**WHAT YOU HAVE TO DO**
Review the listing and copy each line that holds the word "this".

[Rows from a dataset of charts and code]
=======

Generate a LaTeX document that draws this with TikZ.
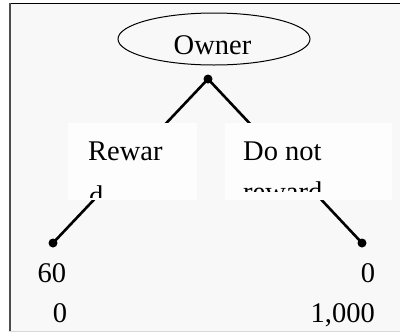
\documentclass[tikz,border=0pt]{standalone}
\usepackage{fontspec}
\setmainfont{Liberation Serif}
\usetikzlibrary{shapes.geometric}
\definecolor{bgc}{HTML}{F8F8F8}
\definecolor{boxc}{HTML}{FDFDFD}
\tikzset{
  txt/.style={inner sep=0pt, anchor=base, font=\fontsize{28.5}{34}\selectfont},
  txtw/.style={inner sep=0pt, anchor=base west, font=\fontsize{28.5}{34}\selectfont},
  dotnode/.style={circle, fill=black, inner sep=0pt, minimum size=9pt},
  branch/.style={line width=2.6pt},
  labbox/.style={fill=boxc, draw=none}
}
\begin{document}
\begin{tikzpicture}[x=1pt,y=-1pt]
\useasboundingbox (0,0) rectangle (400,333);
\fill[white] (0,0) rectangle (400,333);
\fill[bgc] (9,3) rectangle (400,331);
\draw[line width=1.5pt, black] (9,3.5) -- (400,3.5);
\draw[line width=2pt, black!70] (9.5,3) -- (9.5,331);
\draw[line width=0.8pt, black!15] (9,331) -- (400,331);
% root
\node[draw, ellipse, line width=1pt, minimum width=192pt, minimum height=52pt, inner sep=0pt] (owner) at (214,39) {};
\node[txt] (ownerlab) at (212.5,54) {Owner};
\node[dotnode] (root) at (208,79) {};
\node[dotnode] (leafL) at (53,243) {};
\node[dotnode] (leafR) at (362,243) {};
\draw[branch] (root.center) -- (leafL.center);
\draw[branch] (root.center) -- (leafR.center);
% label boxes
\fill[labbox] (68,123) rectangle (197,200);
\fill[labbox] (225,123) rectangle (392,200);
\begin{scope}
\clip (68,123) rectangle (197,197);
\node[txtw] (lab1) at (88,160) {Rewar};
\node[txtw] (lab1b) at (89,205) {d};
\end{scope}
\begin{scope}
\clip (225,123) rectangle (392,191);
\node[txtw] (lab2) at (243,160) {Do not};
\node[txtw] (lab2b) at (243,201) {reward};
\end{scope}
% payoffs
\node[txt] (pL1) at (52,282) {60};
\node[txt] (pL2) at (60,322) {0};
\node[txt] (pR1) at (368,282) {0};
\node[txt, anchor=base east] (pR2) at (375,322) {1,000};
\end{tikzpicture}
\end{document}
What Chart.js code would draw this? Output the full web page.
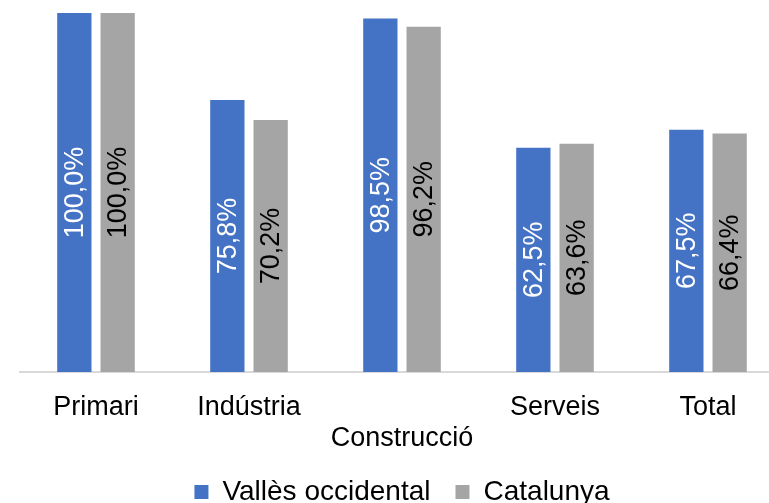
<!DOCTYPE html>
<html>
<head>
<meta charset="utf-8">
<script src="https://cdn.jsdelivr.net/npm/chart.js@4/dist/chart.umd.min.js"></script>
<style>
  html, body { margin: 0; padding: 0; background: #ffffff; overflow: hidden; width: 769px; height: 503px; }
  canvas { display: block; }
</style>
</head>
<body>
<canvas id="c" width="786" height="516"></canvas>
<script>
const categories = ['Primari', 'Indústria', 'Construcció', 'Serveis', 'Total'];
const tickLabels = [['Primari'], ['Indústria'], ['', 'Construcció'], ['Serveis'], ['Total']];
const seriesNames = ['Vallès occidental', 'Catalunya'];
const vallesValues = [100.0, 75.8, 98.5, 62.5, 67.5];
const catalunyaValues = [100.0, 70.2, 96.2, 63.6, 66.4];

const FONT = '"Liberation Sans", Arial, sans-serif';

const rotatedLabels = {
  id: 'rotatedLabels',
  afterDatasetsDraw(chart) {
    const ctx = chart.ctx;
    const base = chart.scales.y.getPixelForValue(0);
    chart.data.datasets.forEach((ds, di) => {
      const meta = chart.getDatasetMeta(di);
      meta.data.forEach((bar, i) => {
        const v = ds.data[i];
        const txt = v.toFixed(1).replace('.', ',') + '%';
        const cy = (bar.y + base) / 2;
        ctx.save();
        ctx.translate(bar.x, cy);
        ctx.rotate(-Math.PI / 2);
        ctx.font = '27px ' + FONT;
        ctx.fillStyle = ds.labelColor;
        ctx.textAlign = 'center';
        ctx.textBaseline = 'middle';
        ctx.fillText(txt, 0, 1);
        ctx.restore();
      });
    });
  }
};

new Chart(document.getElementById('c'), {
  type: 'bar',
  data: {
    labels: tickLabels,
    datasets: [
      { label: seriesNames[0], data: vallesValues, backgroundColor: '#4472C4', labelColor: '#ffffff',
        categoryPercentage: 0.566, barPercentage: 0.792 },
      { label: seriesNames[1], data: catalunyaValues, backgroundColor: '#A5A5A5', labelColor: '#000000',
        categoryPercentage: 0.566, barPercentage: 0.792 }
    ]
  },
  options: {
    responsive: false,
    animation: false,
    devicePixelRatio: 1,
    layout: { padding: { left: 19.5, right: 1.5, top: 13, bottom: 0 } },
    plugins: {
      legend: {
        position: 'bottom',
        labels: {
          boxWidth: 14, boxHeight: 14, padding: 25,
          color: '#000000',
          font: { family: FONT, size: 28 }
        }
      },
      tooltip: { enabled: false }
    },
    scales: {
      x: {
        grid: { display: false, drawTicks: false },
        border: { display: true, color: '#d9d9d9', width: 2 },
        ticks: {
          color: '#000000',
          padding: 20,
          autoSkip: false,
          maxRotation: 0,
          font: { family: FONT, size: 27, lineHeight: 1.15 }
        },
        afterFit(scale) { scale.height = 81; }
      },
      y: {
        display: false,
        min: 0,
        max: 100
      }
    }
  },
  plugins: [rotatedLabels]
});
</script>
</body>
</html>
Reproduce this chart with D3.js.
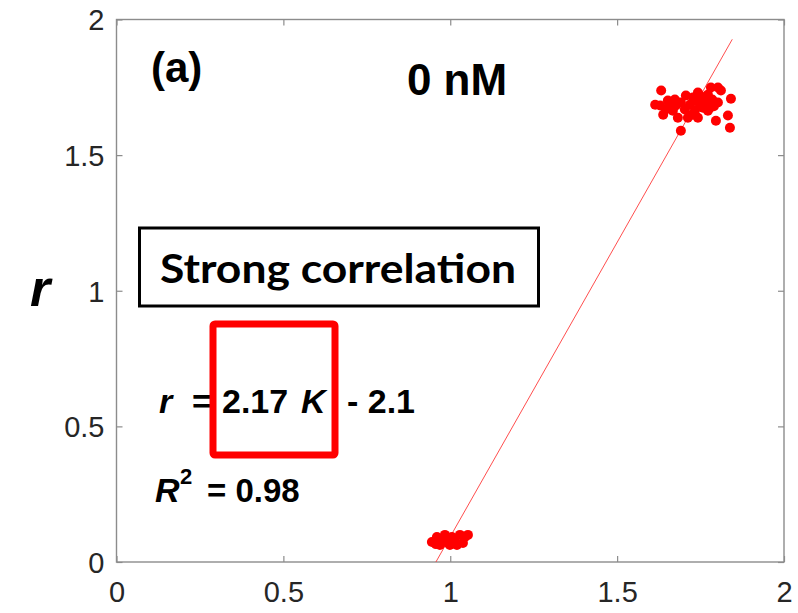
<!DOCTYPE html>
<html>
<head>
<meta charset="utf-8">
<script src="https://cdn.jsdelivr.net/npm/d3@7"></script>
<style>
  html, body { margin: 0; padding: 0; background: #fff; }
  svg { display: block; }
</style>
</head>
<body>
<svg id="chart" width="798" height="613"></svg>
<script>
// ---- data ----
const xTicks = [0, 0.5, 1, 1.5, 2];
const yTicks = [0, 0.5, 1, 1.5, 2];
const xTickLabels = ["0", "0.5", "1", "1.5", "2"];
const yTickLabels = ["0", "0.5", "1", "1.5", "2"];

// cluster near K ~ 1
const kLow = [0.945, 0.960, 0.975, 0.990, 1.005, 1.014, 1.029, 1.044, 1.053, 1.020, 0.999, 0.969, 1.038, 0.984, 0.957, 1.010, 0.993];
const rLow = [0.074, 0.092, 0.081, 0.085, 0.092, 0.074, 0.100, 0.092, 0.100, 0.063, 0.063, 0.063, 0.070, 0.100, 0.066, 0.083, 0.070];

// cluster near K ~ 1.7
const kHigh = [1.632, 1.629, 1.652, 1.667, 1.682, 1.691, 1.706, 1.718, 1.733, 1.742, 1.742, 1.763, 1.772, 1.781, 1.802, 1.811, 1.802, 1.796, 1.832, 1.841, 1.838, 1.772, 1.691, 1.646, 1.727, 1.757, 1.673, 1.703, 1.748, 1.785, 1.614, 1.638, 1.712, 1.676, 1.724, 1.778, 1.748, 1.790, 1.660, 1.735];
const rHigh = [1.738, 1.683, 1.701, 1.664, 1.638, 1.590, 1.720, 1.686, 1.664, 1.731, 1.638, 1.701, 1.664, 1.749, 1.749, 1.738, 1.694, 1.627, 1.646, 1.708, 1.601, 1.723, 1.694, 1.668, 1.712, 1.675, 1.705, 1.668, 1.690, 1.705, 1.686, 1.649, 1.638, 1.683, 1.649, 1.675, 1.720, 1.680, 1.690, 1.700];

// fitted line r = 2.17 K - 2.1 (end points)
const fitK = [0.957, 1.845];
const fitR = [0.0, 1.927];

// ---- layout ----
const svg = d3.select("#chart");
const xScale = d3.scaleLinear().domain([0, 2]).range([116.5, 784]);
const yScale = d3.scaleLinear().domain([0, 2]).range([562, 19.5]);
const axisColor = "#8c8c8c";
const tickFont = "'Liberation Sans', Arial, Helvetica, sans-serif";

// frame
svg.append("rect")
  .attr("x", xScale(0)).attr("y", yScale(2))
  .attr("width", xScale(2) - xScale(0)).attr("height", yScale(0) - yScale(2))
  .attr("fill", "none").attr("stroke", axisColor).attr("stroke-width", 1.4);

// axes (ticks inward on all sides)
const tl = 6;
const axB = d3.axisBottom(xScale).tickValues(xTicks).tickSize(-tl).tickFormat((d, i) => xTickLabels[i]).tickPadding(12);
const axL = d3.axisLeft(yScale).tickValues(yTicks).tickSize(-tl).tickFormat((d, i) => yTickLabels[i]).tickPadding(12);
const axT = d3.axisTop(xScale).tickValues(xTicks).tickSize(-tl).tickFormat("");
const axR = d3.axisRight(yScale).tickValues(yTicks).tickSize(-tl).tickFormat("");

function styleAxis(g) {
  g.select(".domain").remove();
  g.selectAll(".tick line").attr("stroke", axisColor).attr("stroke-width", 1.2);
  g.selectAll(".tick text").attr("fill", "#262626")
    .style("font-family", tickFont).style("font-size", "29px");
}
svg.append("g").attr("transform", `translate(0,${yScale(0)})`).call(axB).call(styleAxis)
  .selectAll(".tick text").attr("dy", "0.95em");
svg.append("g").attr("transform", `translate(${xScale(0)},0)`).call(axL).call(styleAxis)
  .selectAll(".tick text").attr("dy", "0.36em");
svg.append("g").attr("transform", `translate(0,${yScale(2)})`).call(axT).call(styleAxis);
svg.append("g").attr("transform", `translate(${xScale(2)},0)`).call(axR).call(styleAxis);

// fit line
svg.append("line")
  .attr("x1", xScale(fitK[0])).attr("y1", yScale(fitR[0]))
  .attr("x2", xScale(fitK[1])).attr("y2", yScale(fitR[1]))
  .attr("stroke", "#ff3030").attr("stroke-width", 1).attr("opacity", 0.85);

// points
const pts = kLow.map((k, i) => ({k, r: rLow[i]}))
  .concat(kHigh.map((k, i) => ({k, r: rHigh[i]})));
svg.append("g").selectAll("circle").data(pts).join("circle")
  .attr("cx", d => xScale(d.k)).attr("cy", d => yScale(d.r)).attr("r", 5)
  .attr("fill", "#ff0000");

// y label
svg.append("text").attr("x", 40).attr("y", 306).attr("text-anchor", "middle")
  .style("font-family", tickFont).style("font-size", "52px")
  .style("font-weight", "bold").style("font-style", "italic")
  .attr("fill", "#000").text("r");

// panel label and title
svg.append("text").attr("x", 151).attr("y", 82)
  .style("font-family", tickFont).style("font-size", "42px").style("font-weight", "bold")
  .attr("fill", "#000").text("(a)");
svg.append("text").attr("x", 457).attr("y", 95).attr("text-anchor", "middle")
  .style("font-family", tickFont).style("font-size", "44px").style("font-weight", "bold")
  .attr("fill", "#000").text("0 nM");

// Strong correlation box
svg.append("rect").attr("x", 139.5).attr("y", 228).attr("width", 399).attr("height", 78)
  .attr("fill", "#fff").attr("stroke", "#000").attr("stroke-width", 3);
svg.append("text").attr("x", 160).attr("y", 283)
  .attr("textLength", 356).attr("lengthAdjust", "spacingAndGlyphs")
  .style("font-family", "Lato, 'Open Sans', sans-serif").style("font-size", "41px").style("font-weight", "bold")
  .attr("fill", "#000").text("Strong correlation");

// equation
const eq = svg.append("g").style("font-family", tickFont).style("font-weight", "bold").attr("fill", "#000");
eq.append("text").attr("x", 159).attr("y", 413).style("font-size", "34px").style("font-style", "italic").text("r");
eq.append("text").attr("x", 192).attr("y", 413).style("font-size", "34px").text("=");
eq.append("text").attr("x", 222).attr("y", 413).style("font-size", "34px").text("2.17");
eq.append("text").attr("x", 301).attr("y", 413).style("font-size", "34px").style("font-style", "italic").text("K");
eq.append("text").attr("x", 347).attr("y", 413).style("font-size", "34px").text("- 2.1");

eq.append("text").attr("x", 155).attr("y", 502).style("font-size", "34px").style("font-style", "italic").text("R");
eq.append("text").attr("x", 180).attr("y", 484).style("font-size", "22px").text("2");
eq.append("text").attr("x", 207).attr("y", 502).style("font-size", "33px").text("= 0.98");

// red highlight box
svg.append("rect").attr("x", 213).attr("y", 324).attr("width", 122).attr("height", 131)
  .attr("rx", 2).attr("fill", "none").attr("stroke", "#ff0000").attr("stroke-width", 7);
</script>
</body>
</html>
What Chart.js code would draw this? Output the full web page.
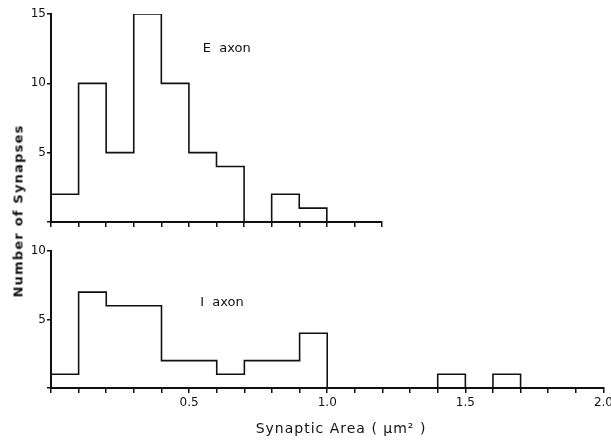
<!DOCTYPE html>
<html>
<head>
<meta charset="utf-8">
<script src="https://cdn.jsdelivr.net/npm/chart.js@4.4.1/dist/chart.umd.min.js"></script>
<style>
  html, body { margin: 0; padding: 0; background: #fff; }
  #wrap { position: relative; width: 611px; height: 442px; overflow: hidden; }
  #topBox { position: absolute; left: 0; top: 0; width: 400px; height: 236px; }
  #botBox { position: absolute; left: 0; top: 236px; width: 616px; height: 206px; }
  #yTitle {
    position: absolute; left: 18px; top: 211px;
    transform: translate(-50%, -50%) rotate(-90deg);
    font: bold 13px "DejaVu Sans", sans-serif; letter-spacing: 1.2px;
    white-space: nowrap; color: #111;
  }
</style>
</head>
<body>
<div id="wrap">
  <div id="topBox"><canvas id="eChart"></canvas></div>
  <div id="botBox"><canvas id="iChart"></canvas></div>
  <div id="yTitle">Number of Synapses</div>
</div>
<script>
// bin width 0.1 um^2, bins start at 0
const binWidth = 0.1;
const eCounts = [2, 10, 5, 15, 10, 5, 4, 0, 2, 1];
const iCounts = [1, 7, 6, 6, 2, 2, 1, 2, 2, 4, 0, 0, 0, 0, 1, 0, 1];
const eLabel = 'E  axon';
const iLabel = 'I  axon';
const xLabels = ['0.5', '1.0', '1.5', '2.0'];
const xTitle = 'Synaptic Area ( μm² )';

function stepPoints(counts) {
    const pts = counts.map(function(c, i) { return { x: +(i * binWidth).toFixed(2), y: c }; });
    pts.push({ x: +(counts.length * binWidth).toFixed(2), y: 0 });
    return pts;
}

const ink = '#111';
const font = { family: '"DejaVu Sans", sans-serif', size: 12 };

// writes the panel name (and the x title on the lower panel)
const panelText = {
    id: 'panelText',
    afterDatasetsDraw(chart, args, opts) {
        const ctx = chart.ctx;
        const xs = chart.scales.x;
        const x = xs.getPixelForValue(opts.x);
        const y = chart.scales.y.getPixelForValue(opts.y);
        ctx.save();
        ctx.fillStyle = ink;
        ctx.font = '13px "DejaVu Sans", sans-serif';
        ctx.textBaseline = 'middle';
        ctx.fillText(opts.text, x, y);
        if (opts.title) {
            ctx.font = '14px "DejaVu Sans", sans-serif';
            ctx.letterSpacing = '1px';
            ctx.textAlign = 'center';
            ctx.fillText(opts.title, xs.getPixelForValue(1.05), xs.bottom - 13);
        }
        ctx.restore();
    }
};

function makeChart(id, counts, xMax, yMax, label, labelPos, bottom) {
    return new Chart(document.getElementById(id), {
        type: 'line',
        data: {
            datasets: [{
                data: stepPoints(counts),
                stepped: true,
                borderColor: ink,
                borderWidth: 1.6,
                pointRadius: 0,
                fill: false
            }]
        },
        options: {
            responsive: true,
            maintainAspectRatio: false,
            animation: false,
            layout: { padding: bottom ? { top: 15, right: 9, left: 0, bottom: 0 } : { top: 14, right: 18, left: 0, bottom: 0 } },
            plugins: {
                legend: { display: false },
                tooltip: { enabled: false },
                panelText: { text: label, x: labelPos[0], y: labelPos[1], title: bottom ? xTitle : null }
            },
            scales: {
                x: {
                    type: 'linear', min: 0, max: xMax,
                    border: { display: true, color: ink, width: 2 },
                    grid: { drawOnChartArea: false, drawTicks: true, tickLength: 5, color: ink, lineWidth: 1.5 },
                    ticks: {
                        stepSize: binWidth, autoSkip: false, maxRotation: 0, color: ink, font: font, padding: 3,
                        callback: function(v) {
                            if (!bottom) return '';
                            const k = Math.round(v * 10);
                            return (k > 0 && k % 5 === 0) ? xLabels[k / 5 - 1] : '';
                        }
                    },
                    afterFit: function(s) { s.height = bottom ? 54 : 14; }
                },
                y: {
                    min: 0, max: yMax,
                    border: { display: true, color: ink, width: 2 },
                    grid: { drawOnChartArea: false, drawTicks: true, tickLength: 4, color: ink, lineWidth: 1.5 },
                    ticks: {
                        stepSize: 5, color: ink, font: font, padding: 1,
                        callback: function(v) { return v === 0 ? '' : String(v); }
                    },
                    afterFit: function(s) { s.width = 51; }
                }
            }
        },
        plugins: [panelText]
    });
}

document.addEventListener('DOMContentLoaded', function() {
    try {
        makeChart('eChart', eCounts, 1.2, 15, eLabel, [0.55, 12.5], false);
        makeChart('iChart', iCounts, 2.0, 10, iLabel, [0.54, 6.2], true);
    } catch (e) { console.error('chart init', e); }
});
</script>
</body>
</html>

=======

**RESULT**
Generate a LaTeX document that draws this with TikZ.
What Chart.js code would draw this? Output the full web page.
Reproduce this chart with D3.js.
What Chart.js code would draw this? Output the full web page.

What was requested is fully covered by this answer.